Do you have the best weed control option for your grassland?

A powerful new grassland weedkiller has been introduced widely in Ireland for 2019. UpRoot from DHM Agrochemicals promises to deliver broad-spectrum, long-term weed control in Irish grassland.

Trials conducted on Irish grassland farms over the past two seasons have given very impressive weed control results.

DHM has been introducing effective and good value weed control solutions to the Irish market for the past 25 years.

UpRoot contains two powerful and effective proven weed control ingredients:

  1. Triclopyr is a highly effective herbicide for the control of docks, nettles and scrub. This ingredient is contained in some of the leading brands of grassland herbicides. Following application, triclopyr is translocated to the weed root systems, thus allowing for effective root kill; and
  2. 2,4-D ester is a highly active form of the well-known herbicide 2,4-D. The inclusion of this ingredient in UpRoot ensures a much wider level of weed control in pastures.

The combination of triclopyr and 2,4-D ester provides probably the widest spectrum of weed control available for Irish pastures.

Benefits include:

  • UpRoot comes in a convenient 5L pack sufficient to cover up to 2ha;
  • The product is gentle on grass also;
  • It controls weeds such as dock, nettle, thistle, buttercup, dandelion and bramble.

UpRoot comes competitively priced; ask for the weed killer now in your local AgriStore.

Grassland weed control advice

Effective weed control in grassland is a constant challenge for Irish farmers. We have come through a mild autumn, winter and spring which is most unusual.

As a result, grass growing conditions have been excellent. Unfortunately, weeds grow well in these conditions too proven by the large weed infestations evident on Irish grass farms now.

Growing more grass

The severe fodder scarcity in recent times has been well documented. The priority now is to maximise grass growth and development for the remainder of 2019.

Weeds dramatically reduce the quantity of grass available for grazing or silage. For example, a 10% infestation of docks in a pasture reduces grass yields by 10% also. Add to that the reduction in silage and hay palatability from weed infestation and we can see then real cost of weeds in pastures.

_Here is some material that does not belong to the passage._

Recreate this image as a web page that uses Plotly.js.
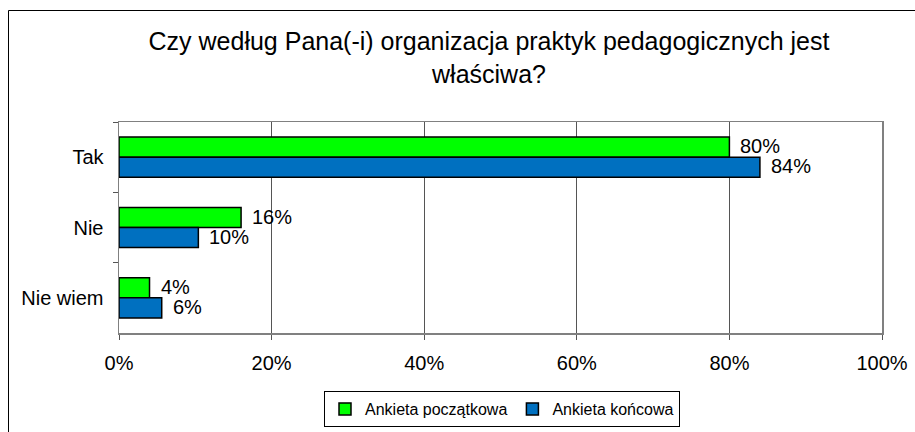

It is critical that grass growth is maximised to cater for current high stock numbers and to boost silage and hay reserves for next winter. Effective weed control in pastures will pay a vital role in this process.

Docks

Docks present a significant weed control challenge. Established docks in particular have an extensive root system which continues to develop when the plant growth is not controlled.

Effective control requires a chemical ingredient to move to the root zone. This is done very well by UpRoot.

Docks should be sprayed when growing well at the rosette stage up to 250mm across or high dock control is rarely complete in one season. This is largely because dock seeds survive passage through the animal and reinfects pastures through dung and slurry.

However, docks that grow in this manner will be smaller, weaker and easier to control.

Nettle

Again, nettles possess an extensive root system. The main ingredient in UpRoot, triclopyr, has been shown to be very effective in controlling the nettle root system.

Nettles should be sprayed when actively growing before flowering.

Thistle

Thistles render grass quite unpalatable and lead to significant losses. They should be sprayed at the rosette stage up to 250mm across or high.

Buttercup and dandelion

These should be sprayed when growing well before flowering.

Bramble

Bramble should be sprayed when growing well before senescence has started. Good weed coverage with the spray is important.

Pasture management

In order to minimise weed infestation, every effort should be made to provide good grass competition for weeds. Land that is poached should be rolled and well fertilised as soon as possible.

Open swards allow weed development. Good rotational grazing patterns and alternating grazing and cutting can help to improve grass sward densities. In many cases, reseeding of pastures is recommended to increase sward output and quality.

However, it is vital to minimise weed infestations of new pastures by following good management practices and controlling weed infestations that arise.